Вот, наверное, русский народ занят чем-то более важным, чем эта ваша личная ответственность, голосования и прочее.
Давайте вернемся к тому, с чего мы начинали, - к роману, главному свидельству человеческого духа. Легче всего скинуть эту задачу на грядущие поколения, но все же, попробуйте определить, что останется от литературы начала двадцатого века (помимо Ваших произведений, конечно)?
(Смеется)Точно останется великий американский роман как явление. Это очень сильная претензия на глобальность, попытка вывести из быта этакую всемирную метафизику. Современный американский роман отличается невероятным богатством и любопытством к жизни во всех ее формах. Например, роман «Against the Day» Пинчона, такой жюльверновский роман о счастье познания, который я сам мечтаю написать.
К тому же сейчас идет поиск формы, которая бы соответствовала этой всеохватности. Яркий пример тому – «Облачный атлас». Это очень плохой роман: сложность формы не подкреплена богатством содержания, но сама по себе попытка сделать из одного романа паутинное плетение на шесть историй – она перспективна. И вот останется сейчас этот детский наивный пафос формотворчества.
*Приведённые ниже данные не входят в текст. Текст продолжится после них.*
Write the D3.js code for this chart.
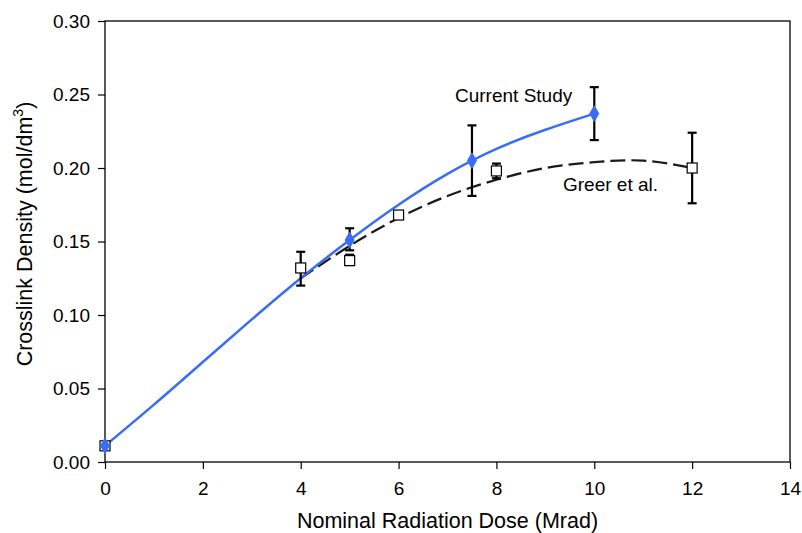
<!DOCTYPE html>
<html>
<head>
<meta charset="utf-8">
<script src="https://cdn.jsdelivr.net/npm/d3@7"></script>
<style>
  body { margin: 0; background: #fff; }
  svg text { font-family: "Liberation Sans", Arial, sans-serif; fill: #000; }
</style>
</head>
<body>
<div id="chart"></div>
<script>
// current study (diamonds)
const studyDose = [0, 5, 7.5, 10];
const studyDensity = [0.011, 0.151, 0.205, 0.237];
const studyLow = [0.009, 0.144, 0.181, 0.219];
const studyHigh = [0.013, 0.159, 0.229, 0.255];

// Greer et al. (squares)
const greerDose = [0, 4, 5, 6, 8, 12];
const greerDensity = [0.011, 0.132, 0.137, 0.168, 0.198, 0.200];
const greerLow = [0.011, 0.120, 0.134, 0.168, 0.193, 0.176];
const greerHigh = [0.011, 0.143, 0.141, 0.168, 0.203, 0.224];

// fitted curves
const studyFitDose = [0, 1, 2, 3, 4, 5, 6, 7, 8, 9, 10];
const studyFitDensity = [0.011, 0.039, 0.068, 0.097, 0.125, 0.151, 0.175, 0.196, 0.213, 0.226, 0.237];
const greerFitDose = [4, 5, 6, 7, 8, 9, 10, 11, 12];
const greerFitDensity = [0.125, 0.147, 0.166, 0.181, 0.192, 0.200, 0.204, 0.205, 0.200];

const xTicks = [0, 2, 4, 6, 8, 10, 12, 14];
const yTicks = [0, 0.05, 0.10, 0.15, 0.20, 0.25, 0.30];

const width = 802;
const height = 533;
const margin = { top: 21, right: 12, bottom: 71, left: 105 };

const svg = d3.select('#chart').append('svg')
  .attr('width', width)
  .attr('height', height);

const x = d3.scaleLinear().domain([0, 14]).range([margin.left, width - margin.right]);
const y = d3.scaleLinear().domain([0, 0.30]).range([height - margin.bottom, margin.top]);

// frame
svg.append('rect')
  .attr('x', x(0))
  .attr('y', y(0.30))
  .attr('width', x(14) - x(0))
  .attr('height', y(0) - y(0.30))
  .attr('fill', 'none')
  .attr('stroke', '#000')
  .attr('stroke-width', 1.3);

const xAxis = svg.append('g')
  .attr('transform', `translate(0,${y(0)})`)
  .call(d3.axisBottom(x).tickValues(xTicks).tickSize(7).tickPadding(13).tickFormat(d3.format('d')));
const yAxis = svg.append('g')
  .attr('transform', `translate(${x(0)},0)`)
  .call(d3.axisLeft(y).tickValues(yTicks).tickSize(7).tickPadding(8).tickFormat(d3.format('.2f')));

[xAxis, yAxis].forEach((g) => {
  g.select('.domain').remove();
  g.selectAll('.tick line').attr('stroke', '#000').attr('stroke-width', 1.2);
  g.selectAll('.tick text').style('font-size', '19px').attr('fill', '#000');
});

// axis titles
svg.append('text')
  .attr('x', (x(0) + x(14)) / 2)
  .attr('y', 528)
  .attr('text-anchor', 'middle')
  .style('font-size', '21.5px')
  .text('Nominal Radiation Dose (Mrad)');

const yTitle = svg.append('text')
  .attr('transform', `translate(32,234) rotate(-90)`)
  .attr('text-anchor', 'middle')
  .style('font-size', '21.5px');
yTitle.append('tspan').text('Crosslink Density (mol/dm');
yTitle.append('tspan').attr('dy', -9).style('font-size', '14px').text('3');
yTitle.append('tspan').attr('dy', 9).text(')');

// fitted lines
const line = d3.line()
  .x(d => x(d[0]))
  .y(d => y(d[1]))
  .curve(d3.curveNatural);

svg.append('path')
  .datum(greerFitDose.map((d, i) => [d, greerFitDensity[i]]))
  .attr('d', line)
  .attr('fill', 'none')
  .attr('stroke', '#1a1a1a')
  .attr('stroke-width', 2.2)
  .attr('stroke-dasharray', '15,6');

svg.append('path')
  .datum(studyFitDose.map((d, i) => [d, studyFitDensity[i]]))
  .attr('d', line)
  .attr('fill', 'none')
  .attr('stroke', '#3a6df6')
  .attr('stroke-width', 2.5);

// error bars
const errorBars = (dose, low, high) => {
  const g = svg.append('g')
    .attr('stroke', '#000')
    .attr('stroke-width', 2.2);
  dose.forEach((d, i) => {
    if (high[i] - low[i] < 0.001) return;
    g.append('line')
      .attr('x1', x(d)).attr('x2', x(d))
      .attr('y1', y(low[i])).attr('y2', y(high[i]));
    [low[i], high[i]].forEach((v) => {
      g.append('line')
        .attr('x1', x(d) - 4.5).attr('x2', x(d) + 4.5)
        .attr('y1', y(v)).attr('y2', y(v));
    });
  });
};
errorBars(greerDose, greerLow, greerHigh);
errorBars(studyDose, studyLow, studyHigh);

// markers
svg.append('g').selectAll('rect')
  .data(greerDose.map((d, i) => [d, greerDensity[i]]))
  .join('rect')
  .attr('x', d => x(d[0]) - 5)
  .attr('y', d => y(d[1]) - 5)
  .attr('width', 10)
  .attr('height', 10)
  .attr('fill', '#fff')
  .attr('stroke', '#000')
  .attr('stroke-width', 1.2);

svg.append('g').selectAll('path')
  .data(studyDose.map((d, i) => [d, studyDensity[i]]))
  .join('path')
  .attr('transform', d => `translate(${x(d[0])},${y(d[1])})`)
  .attr('d', d3.symbol(d3.symbolDiamond, 70))
  .attr('fill', '#3a6df6')
  .attr('stroke', '#3a6df6')
  .attr('stroke-width', 1);

// series labels
svg.append('text')
  .attr('x', 455)
  .attr('y', 102)
  .style('font-size', '19px')
  .text('Current Study');

svg.append('text')
  .attr('x', 563)
  .attr('y', 191)
  .style('font-size', '19px')
  .text('Greer et al.');
</script>
</body>
</html>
А как же постмодернизм? Или...
Обязательно останутся постмодернистские попытки переосмыслить вопросы модернизма и решить, можно ли все-таки писать стихи после Освенцима.
Адорно был уверен, что нельзя.
Поэтому постмодернизм должен решать другую задачу: возможно ли влияние литературы на массы, или все, чем мы занимаемся, - это игра, интересующая только очень узкий круг. Все же мне кажется, что литература сегодня склоняется к опыту влияния, во многом благодаря, к сожалению, Салману Рушди.
Да и Нобелевскую премию по литературе теперь вручают за социальное и политическое влияние, а не только за качество текстов.
Совершенно верно. Она достается людям, которые смогли оказать взрывное влияние на мир. Из всех последних лауреатов эстетически интересен только Кутзее (Джон Кутзее стал лауреатом в 2003 году за то, что «В бесчисленных вариациях показывает неожиданную сопричастность постороннего» - прим. ред.). Все остальные только пытались взрывать мир. Значит, все-таки литература претендует на влияние в мировых делах, а это еще дает нам некоторую надежду.